What triggers a resulting trust when property is titled in someone else's name?
A resulting trust typically arises when one person pays for property but title is held by another, and there is no evidence of a gift. Courts presume the titleholder holds the property in trust for the person who provided the purchase funds. This commonly occurs in family transactions, investment partnerships, and real estate deals structured for tax or financing reasons.
How does a business owner's choice between constructive and resulting trust claims affect litigation strategy?
A constructive trust claim requires proving wrongful conduct (fraud, breach of fiduciary duty, unjust enrichment), which carries a higher evidentiary burden but broader remedies including restitution, specific performance, and injunctions. A resulting trust claim focuses on proving the parties’ original intent regarding property ownership, which is generally simpler to establish when contribution evidence exists. The choice depends on whether the dispute involves wrongdoing or simply unclear ownership.
What remedies can a court grant through a constructive trust?
Courts can order restitution (recovering the value of unjust enrichment), specific performance (compelling property transfer), injunctions (preventing disposal of disputed property), and an accounting of profits (requiring the wrongdoer to disgorge gains made from the property).
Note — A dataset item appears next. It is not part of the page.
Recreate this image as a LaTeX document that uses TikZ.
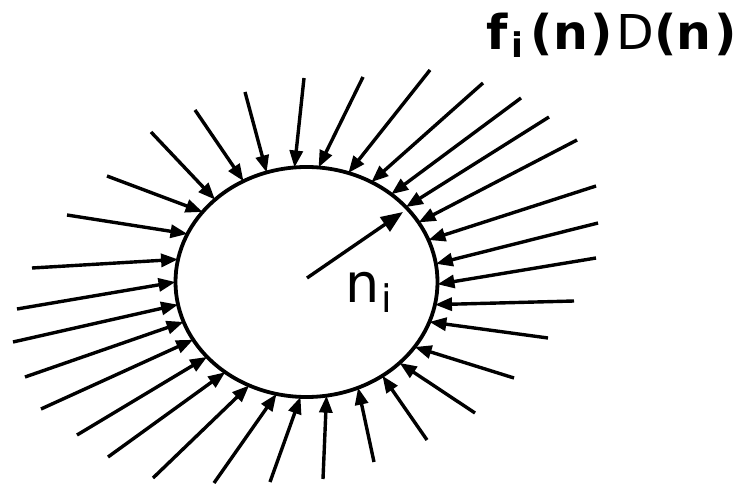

These remedies aim to restore the aggrieved party to the position they would have occupied absent the wrongful conduct.
Do resulting trusts require written documentation to be enforceable?
No. Resulting trusts arise by operation of law based on the presumed intentions of the parties, not from any written instrument. Courts examine surrounding circumstances, financial contributions, communications, and conduct to determine whether a resulting trust exists. This makes them particularly relevant in informal family arrangements and business partnerships where ownership intentions were never formally documented.